Sobre a duração e o modo de jogo. O jogo tem entre 13 a 15 horas dependendo da forma e do modo como se joga. O jogo é-nos apresentado com cinco modos possíveis: muito fácil, fácil, normal, difícil e hard-core. Esta é para mim uma decisão sempre difícil quando inicio um jogo. Por um lado a vontade de jogar sem perder demasiado tempo e sem ter de andar sempre em busca de dicas na Web. Mas por outro lado saber que se corre o risco de não aproveitar o jogo na sua integralidade, como por exemplo no nível de AI dos oponentes. Optei então pela 2ª opção, fácil, que o que faz é acima de tudo diminuir a duração dos combates, número de oponentes e activa um modo de dicas ao longo do jogo que nos vai fornecendo pistas sempre que o sistema detecta que estamos há demasiado tempo no mesmo local. Assim posso dizer que o modo “fácil” foi uma boa experiência, porque continuamos a ter bons níveis de AI, mas os personagens mais difíceis não precisam de horas infinitas para serem derrotados, assim como as dicas disponibilizadas em certos puzzles, e porque só disponibilizadas depois de várias tentativas falhadas da nossa parte, evitaram por completo a necessidade de walktroughs ou cheats.

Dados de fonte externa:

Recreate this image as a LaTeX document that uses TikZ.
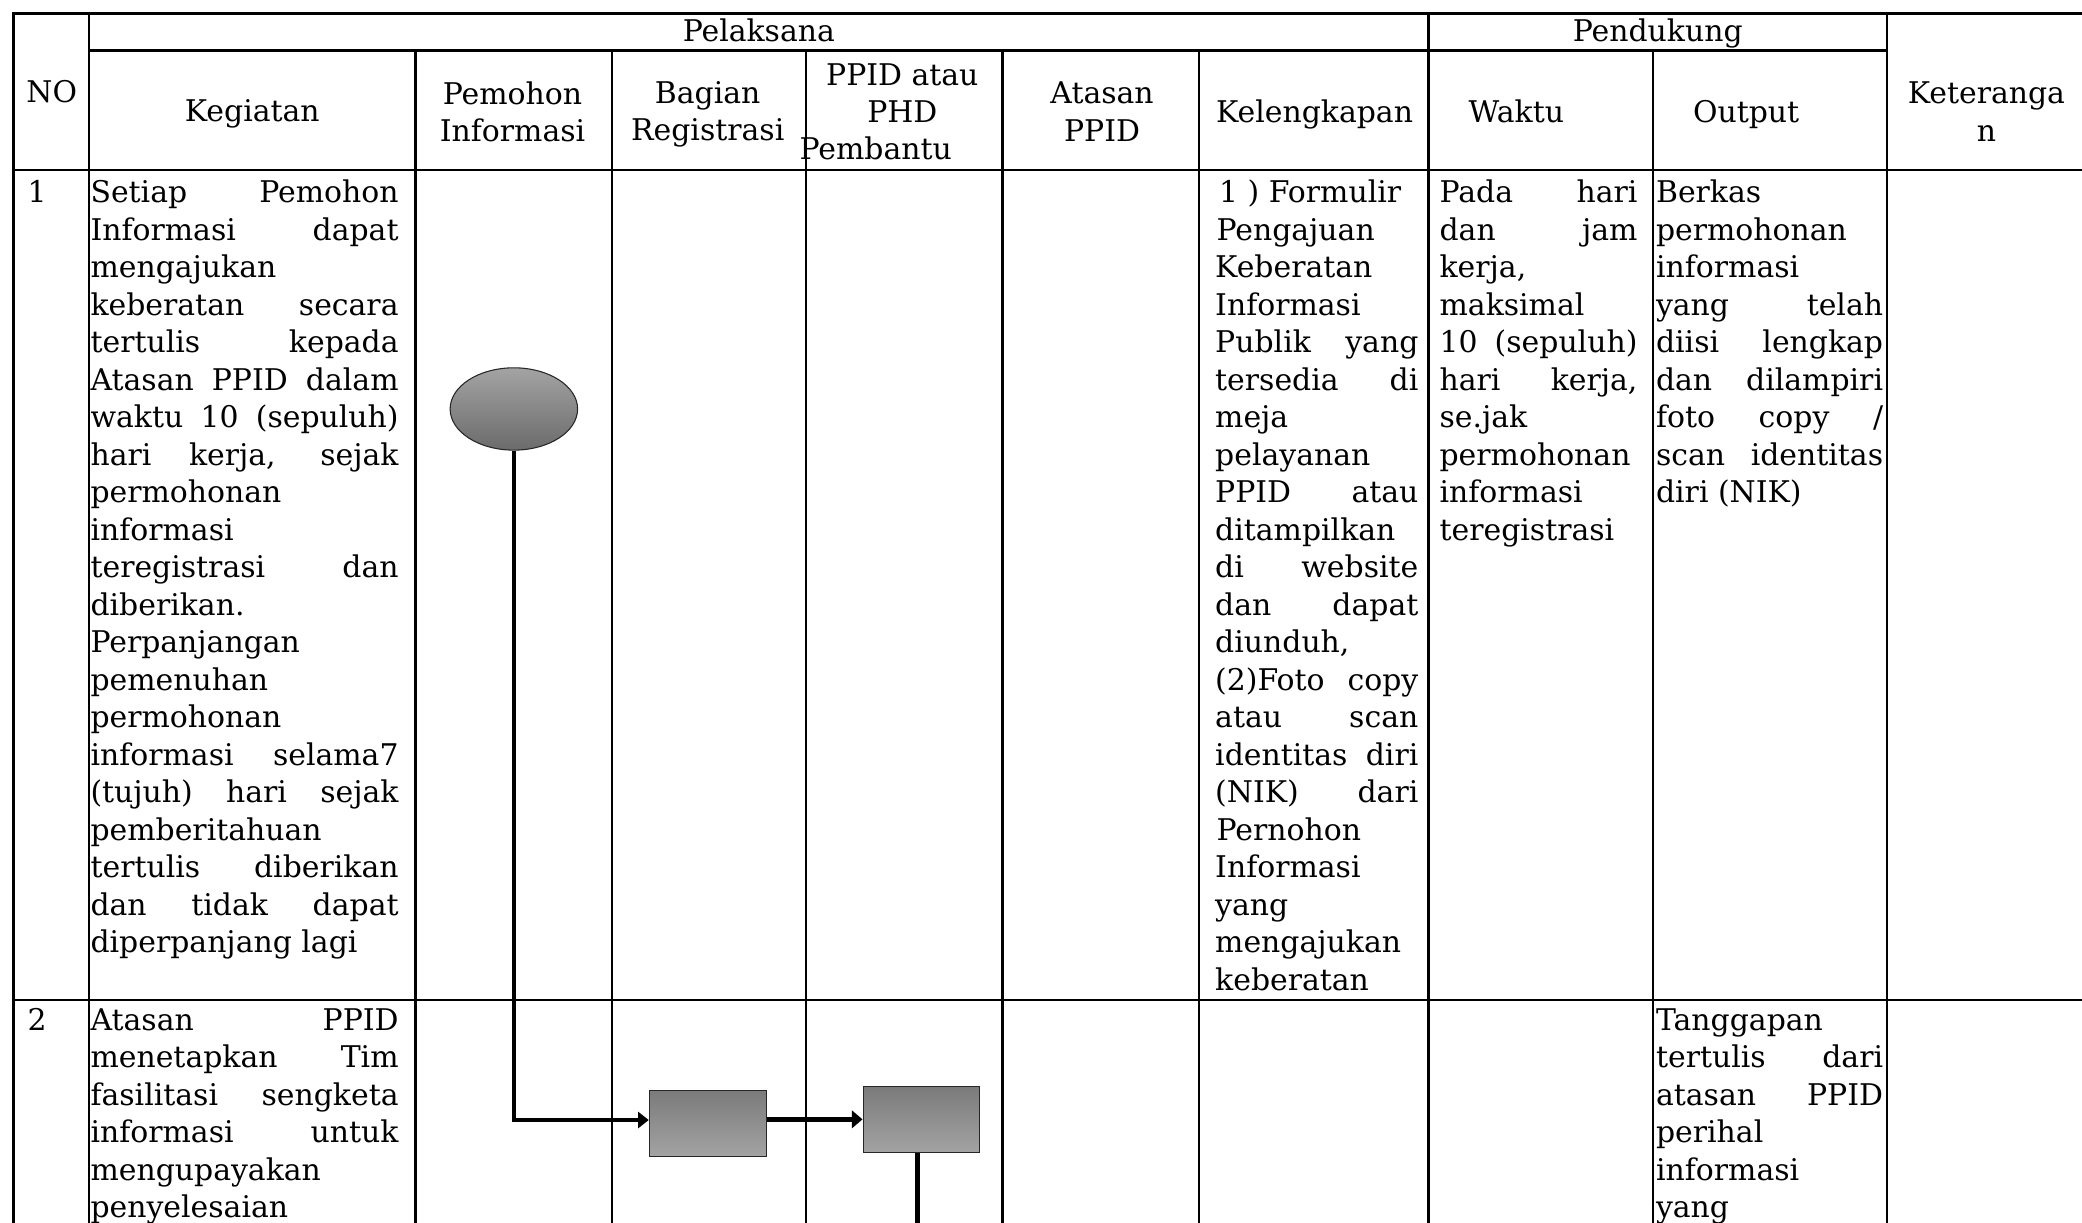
\documentclass[tikz,border=0pt]{standalone}
\usepackage{fontspec}
\setmainfont{DejaVu Serif}
\usetikzlibrary{shapes.geometric,arrows.meta}

% one justified line of a table cell (spaces stretched to the full width)
\newcommand\jx[1]{\makebox[\linewidth][s]{#1}}
% a table cell body: fixed width, first baseline on the node's base
\newcommand\celltext[2]{\parbox[t]{#1}{\fontsize{22.5}{28.25}\selectfont #2}}

\tikzset{
  grid/.style={line width=1.9pt, line cap=rect},
  hdr/.style={font=\fontsize{22.5}{28}\selectfont, inner sep=0, align=center},
  body/.style={anchor=base west, inner sep=0},
  num/.style={anchor=base, inner sep=0, font=\fontsize{22.5}{28}\selectfont},
  flow/.style={line width=3.2pt, -{Triangle[length=8pt,width=12pt]}},
  flowthick/.style={line width=3.8pt, -{Triangle[length=8pt,width=13pt]}},
  startshape/.style={ellipse, draw=black!85, line width=0.8pt,
    minimum width=96pt, minimum height=62pt, inner sep=0,
    top color=black!36, bottom color=black!58},
  procbox/.style={rectangle, draw=black!85, line width=0.8pt,
    minimum width=88pt, minimum height=50pt, inner sep=0,
    top color=black!52, bottom color=black!36},
}

\begin{document}
\begin{tikzpicture}[x=1pt,y=-1pt]
\useasboundingbox (0,0) rectangle (1568,921);
\clip (0,0) rectangle (1568,921);
\fill[white] (0,0) rectangle (1568,921);

% ---- header texts
\node[hdr] (hno) at (39,69) {NO};
\node[hdr, anchor=base] (hpel) at (571.5,31) {Pelaksana};
\node[hdr, anchor=base] (hpen) at (1248.5,31) {Pendukung};
\node[hdr] (hkeg) at (190,86) {Kegiatan};
\node[hdr] (hpem) at (386,84) {Pemohon\\Informasi};
\node[hdr] (hbag) at (533,86) {Bagian\\Registrasi};
\node[hdr, align=left, anchor=west] (hppid) at (602,84) {\hspace*{20pt}PPID atau\\\hspace*{51pt}PHD\\Pembantu};
\node[hdr] (hata) at (830,84) {Atasan\\PPID};
\node[hdr] (hkel) at (990,86) {Kelengkapan};
\node[hdr] (hwak) at (1142,84) {Waktu};
\node[hdr] (hout) at (1315,86) {Output};
\node[hdr] (hket) at (1496,84) {Keteranga\\n};

% ---- row numbers
\node[num] (n1) at (28,152.6) {1};
\node[num] (n2) at (28,776) {2};

% ---- row 1
\node[body] (keg1) at (68,152.6) {\celltext{232pt}{%
\jx{Setiap Pemohon}\\
\jx{Informasi dapat}\\
mengajukan\\
\jx{keberatan secara}\\
\jx{tertulis kepada}\\
\jx{Atasan PPID dalam}\\
\jx{waktu 10 (sepuluh)}\\
\jx{hari kerja, sejak}\\
permohonan\\
informasi\\
\jx{teregistrasi dan}\\
diberikan.\\
Perpanjangan\\
pemenuhan\\
permohonan\\
\jx{informasi selama7}\\
\jx{(tujuh) hari sejak}\\
pemberitahuan\\
\jx{tertulis diberikan}\\
\jx{dan tidak dapat}\\
diperpanjang lagi}};

\node[body] (kel1) at (915,152.6) {\celltext{153pt}{%
\hspace*{3pt}1 ) Formulir\\
\hspace*{1pt}Pengajuan\\
Keberatan\\
Informasi\\
\jx{Publik yang}\\
\jx{tersedia di}\\
meja\\
pelayanan\\
\jx{PPID atau}\\
ditampilkan\\
\jx{di website}\\
\jx{dan dapat}\\
diunduh,\\
\jx{(2)Foto copy}\\
\jx{atau scan}\\
\jx{identitas diri}\\
\jx{(NIK) dari}\\
\hspace*{1pt}Pernohon\\
Informasi\\
yang\\
mengajukan\\
keberatan}};

\node[body] (wak1) at (1084,152.6) {\celltext{149pt}{%
\jx{Pada hari}\\
\jx{dan jam}\\
kerja,\\
maksimal\\
\jx{10 (sepuluh)}\\
\jx{hari kerja,}\\
se.jak\\
permohonan\\
informasi\\
teregistrasi}};

\node[body] (out1) at (1247,152.6) {\celltext{171pt}{%
Berkas\\
permohonan\\
informasi\\
\jx{yang telah}\\
\jx{diisi lengkap}\\
\jx{dan dilampiri}\\
\jx{foto copy /}\\
\jx{scan identitas}\\
diri (NIK)}};

% ---- row 2
\node[body] (keg2) at (68,776) {\celltext{232pt}{%
\jx{Atasan PPID}\\
\jx{menetapkan Tim}\\
\jx{fasilitasi sengketa}\\
\jx{informasi untuk}\\
mengupayakan\\
penyelesaian}};

\node[body] (out2) at (1247,776) {\celltext{171pt}{%
Tanggapan\\
\jx{tertulis dari}\\
\jx{atasan PPID}\\
perihal\\
informasi\\
yang}};

% ---- table rules
\draw[grid] (10,10) -- (1580,10);
\draw[grid] (67,38) -- (1421,38);
\draw[grid] (10,128) -- (1580,128);
\draw[grid] (10,753) -- (1580,753);
\draw[grid] (10,10) -- (10,935);
\foreach \x in {67,1076,1421} \draw[grid] (\x,10) -- (\x,935);
\foreach \x in {313,461,607,755,903,1245} \draw[grid] (\x,38) -- (\x,935);

% ---- flow
\node[startshape] (start) at (387,308) {};
\node[procbox] (reg) at (533,846) {};
\node[procbox] (ppid) at (694,843) {};
\coordinate (down) at (691,940);

\draw[flow] (start.south) |- ([yshift=2.5pt]reg.west);
\draw[flowthick] (reg.east |- ppid.west) -- (ppid.west);
\draw[line width=3.4pt] (ppid.south -| down) -- (down);
\end{tikzpicture}
\end{document}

Sobre a questão do HD, comecei por jogar numa TV standard de 32' e poucos níveis depois passei para uma 40' Full HD, a diferença é verdadeiramente impressionante. Só posso dizer que este jogo não pode ou não deve ser jogado em resolução standard (720x576). Perde-se toda uma riqueza de detalhe que potencia o nosso envolvimento e fica-se claramente a perder na experiência. Já agora o jogo é apenas 720p (1280X720) ou seja, não precisam de uma televisão Full HD, o simples HD Ready é suficiente.